Speaking at a press conference in Abuja following a National Administrative Council (NAC) meeting on Thursday, TUC President Festus Osifo urged the government to address the economic challenges stemming from the volatile exchange rate, which has led to the continued depreciation of the Naira.

Osifo emphasized the need for authorities to take labor concerns seriously to prevent industrial unrest.

Earlier this week, the Federal Government and NLC reached an agreement that temporarily halted a planned nationwide protest over a proposed 50% increase in telecom tariffs.

Under this plan, call rates would rise from N12 to N18 per minute, SMS charges from N4 to N6, and data costs from N300 to N400 per gigabyte. The government is also considering a 66% hike in electricity tariffs.

A statement issued at the end of the NAC meeting expressed strong opposition to the highway tolls, stating:

“NAC deliberated on the proposed introduction of toll gates on selected federal roads and strongly condemned it in its entirety. While we acknowledge that tolling is a globally recognized method of generating revenue for road maintenance, it is unacceptable to impose tolls on roads that are unpaved, dilapidated, and riddled with potholes.

“The NAC views this as an insult to Nigerians, who are being asked to pay tolls on roads that are in total disrepair. Our highways are death traps—unsafe, abandoned, and filled with potholes. Rather than fulfilling its responsibility to fix and maintain these roads, the government is resorting to shameless extortion.

“The Congress, therefore, demands that all roads earmarked for tolling must first be fixed, properly tarred, and repaired to international standards before any discussion on tolling can be entertained.”

Although the Federal Government recently denied plans to increase electricity tariffs by 65%, TUC expressed concern that such an idea was even under consideration. Osifo noted that past tariff hikes had already caused significant hardship for citizens.

He stated:

“This proposed increase is not only ill-timed but also a deliberate act of economic oppression against Nigerians, who are already struggling under unbearable economic conditions.

“The improved service quality promised during the last tariff hike, particularly for consumers under the so-called ‘Band A’ category, has not been realized. Most consumers, regardless of their tariff band, continue to live in perpetual darkness.”

TUC pointed to the devaluation of the Naira as the main driver of inflation and rising prices.

Reflecting on past warnings, Osifo recalled that in February 2024, the TUC had held a world press conference highlighting how excessive Naira devaluation was fueling inflation and eroding workers’ purchasing power.

A year later, he said, the congress’s predictions had materialized, with economic conditions worsening.
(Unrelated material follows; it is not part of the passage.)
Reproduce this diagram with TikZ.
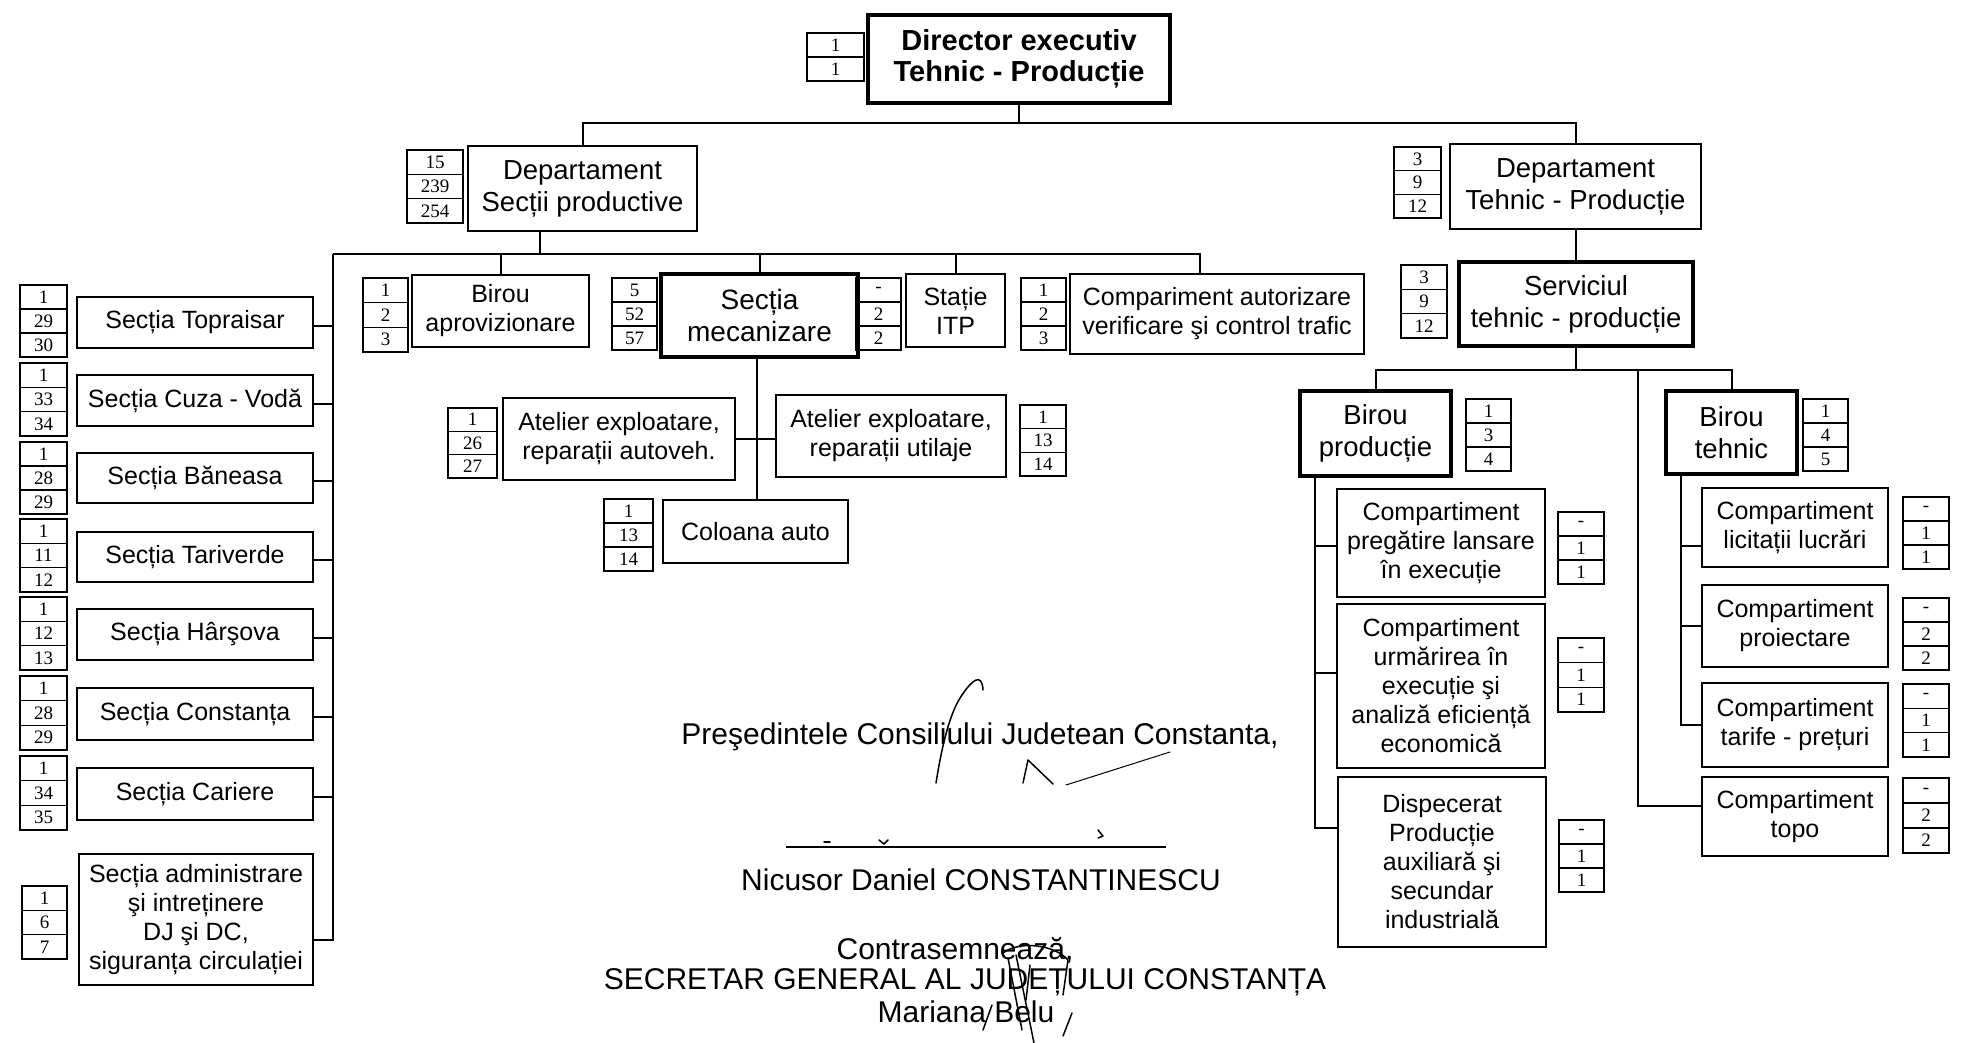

He warned that if current policies were not revised to support citizens, the TUC might be forced to call for mass protests.

“The NAC, on behalf of the Congress, strongly advises the government to refrain from introducing policies that would further exacerbate the current economic hardship faced by hardworking Nigerians.

“If the administration insists on implementing these policies, the TUC will have no choice but to mobilize the working class, civil society, and the oppressed masses for a nationwide action. This level of exploitation is unacceptable. A stitch in time saves nine.”